Bond vigilantes tend to be rude about rating agencies, and with good reason. But it is Standard & Poor’s, not the bond market, that is trying to get US politicians to treat the country’s fiscal deficit seriously.
Should anyone care that S&P has put US sovereign debt on negative credit outlook? The answer should plainly be “no”. This is only an opinion, based on public data, with a one-third chance that action will follow within two years. Given the scale of the deficit, it is obvious that rating agencies should at least consider downgrades, whatever they say in public. But this gesture is important precisely because it is aimed at politicians, not investors. S&P chose to surprise the market, and to move to a formal negative outlook when it could merely have mused publicly about downgrades, as Moody’s did earlier this year.

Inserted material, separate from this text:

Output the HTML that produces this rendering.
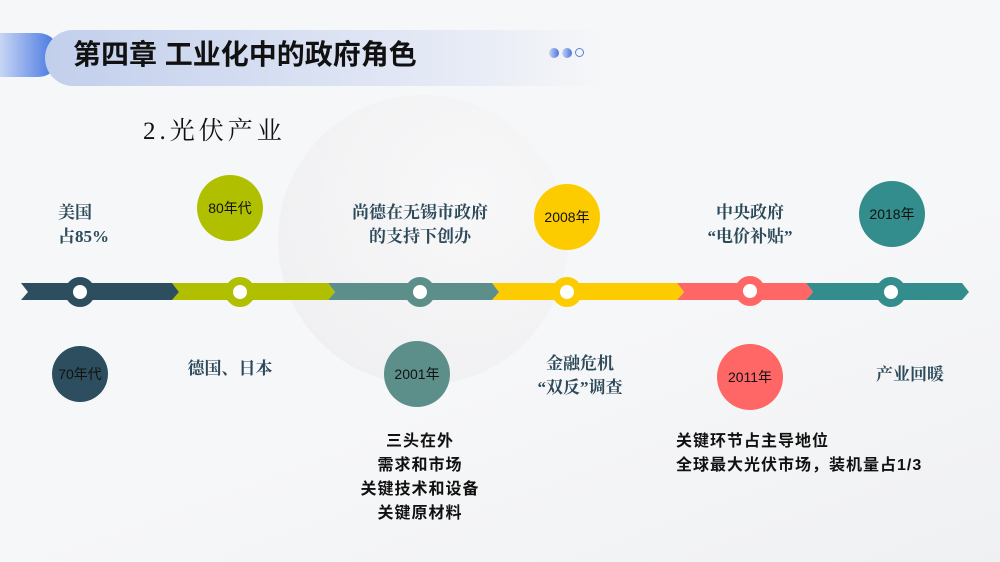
<!DOCTYPE html>
<html><head><meta charset="utf-8"><style>
body{margin:0;width:1000px;height:562px;overflow:hidden;background:#f6f7f8;position:relative;font-family:"Liberation Serif","Noto Serif CJK SC",serif;}
.abs{position:absolute}
.lbl{position:absolute;color:#2d4a5a;font-size:17px;line-height:24px;text-align:center;font-weight:bold;font-family:"Liberation Serif","Noto Serif CJK SC",serif}
.yr{position:absolute;border-radius:50%;display:flex;align-items:center;justify-content:center;font-family:"Liberation Sans","Noto Sans CJK SC",sans-serif;font-size:14px;color:#111}
.bt{position:absolute;font-family:"Liberation Sans","Noto Sans CJK SC",sans-serif;font-weight:bold;font-size:16px;line-height:24px;color:#111;letter-spacing:1px}
</style></head><body>
<div class="abs" style="left:278px;top:95px;width:290px;height:290px;border-radius:50%;background:radial-gradient(circle at 65% 35%,#f8f8f9,#ececee);opacity:0.8"></div>
<div class="abs" style="left:0;top:0;width:1000px;height:562px;background:linear-gradient(160deg,rgba(255,255,255,0) 60%,rgba(235,236,238,0.6) 100%)"></div>
<div class="abs" style="left:0;top:33px;width:60px;height:44px;border-radius:0 22px 22px 0;background:linear-gradient(90deg,#c8d6f4,#3d6fe0)"></div>
<div class="abs" style="left:45px;top:30px;width:560px;height:56px;border-radius:28px 0 0 28px;background:linear-gradient(90deg,#c2cfec,#e4e9f5 70%,rgba(246,247,248,0))"></div>
<div class="abs" style="left:73px;top:35px;font-family:'Liberation Sans','Noto Sans CJK SC',sans-serif;font-weight:bold;font-size:28px;color:#111;line-height:40px">第四章 工业化中的政府角色</div>
<div class="abs" style="left:549px;top:48px;width:10px;height:10px;border-radius:50%;background:linear-gradient(90deg,#c8d4f4,#4a74dc)"></div>
<div class="abs" style="left:562px;top:48px;width:10px;height:10px;border-radius:50%;background:linear-gradient(90deg,#c8d4f4,#4a74dc)"></div>
<div class="abs" style="left:575px;top:48px;width:7px;height:7px;border-radius:50%;border:1.5px solid #5a80dc"></div>
<div class="abs" style="left:143px;top:116px;font-size:25px;color:#111;line-height:32px;letter-spacing:4px;font-family:'Liberation Serif','Noto Serif CJK SC',serif">2.光伏产业</div>
<svg class="abs" style="left:0;top:0" width="1000" height="562">
<polygon points="806,283 962,283 969,292 962,300 806,300 813,292" fill="#338d8c"/>
<polygon points="677,283 806,283 813,292 806,300 677,300 684,292" fill="#ff6666"/>
<polygon points="492,283 677,283 684,292 677,300 492,300 499,292" fill="#fccc00"/>
<polygon points="328,283 492,283 499,292 492,300 328,300 335,292" fill="#5d8f8a"/>
<polygon points="172,283 328,283 335,292 328,300 172,300 179,292" fill="#b0c000"/>
<polygon points="21,283 172,283 179,292 172,300 21,300 28,292" fill="#2d4e5e"/>
<g fill="#fff" stroke-width="8">
<circle cx="80" cy="292" r="11" stroke="#2d4e5e"/>
<circle cx="240" cy="292" r="11" stroke="#b0c000"/>
<circle cx="420" cy="292" r="11" stroke="#5d8f8a"/>
<circle cx="567" cy="292" r="11" stroke="#fccc00"/>
<circle cx="750" cy="291" r="11" stroke="#ff6666"/>
<circle cx="891" cy="292" r="11" stroke="#338d8c"/>
</g></svg>
<div class="yr" style="left:52px;top:346px;width:56px;height:56px;background:#2d4e5e;">70年代</div>
<div class="yr" style="left:197px;top:175px;width:66px;height:66px;background:#b0c000;">80年代</div>
<div class="yr" style="left:384px;top:341px;width:66px;height:66px;background:#5d8f8a;">2001年</div>
<div class="yr" style="left:534px;top:184px;width:66px;height:66px;background:#fccc00;">2008年</div>
<div class="yr" style="left:717px;top:344px;width:66px;height:66px;background:#ff6666;">2011年</div>
<div class="yr" style="left:859px;top:181px;width:66px;height:66px;background:#338d8c;">2018年</div>
<div class="lbl" style="left:58px;top:201px;text-align:left">美国<br>占85%</div>
<div class="lbl" style="left:330px;top:201px;width:180px">尚德在无锡市政府<br>的支持下创办</div>
<div class="lbl" style="left:690px;top:201px;width:120px">中央政府<br>“电价补贴”</div>
<div class="lbl" style="left:170px;top:357px;width:120px">德国、日本</div>
<div class="lbl" style="left:520px;top:352px;width:120px">金融危机<br>“双反”调查</div>
<div class="lbl" style="left:850px;top:363px;width:120px">产业回暖</div>
<div class="bt" style="left:330px;top:430px;width:180px;text-align:center">三头在外<br>需求和市场<br>关键技术和设备<br>关键原材料</div>
<div class="bt" style="left:676px;top:430px;">关键环节占主导地位<br>全球最大光伏市场，装机量占1/3</div>
</body></html>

It could have raised the alarm about the debt ceiling, the current hot topic. Instead, it emphasised the risk that “US policymakers might not reach an agreement on how to address medium and long-term budgetary challenges by 2013”. In other words, if politicians try to avoid this issue until after the 2012 election, they will suffer a downgrade.
And the fact that Treasury yields fell after S&P’s announcement shows just why US politicians get away with their profligacy – if the rest of the world seems risky, there are still few alternatives to the US. Bond vigilantes do not scare politicians; S&P is at least trying.
Markets, meanwhile, are scared by the Federal Reserve. Austerity could have strange side effects. In the UK, tight fiscal policy has made it harder for the central bank to raise rates. The same might hold in the US. And by the same token, continued profligacy in Washington might force the Federal Reserve to start tightening earlier.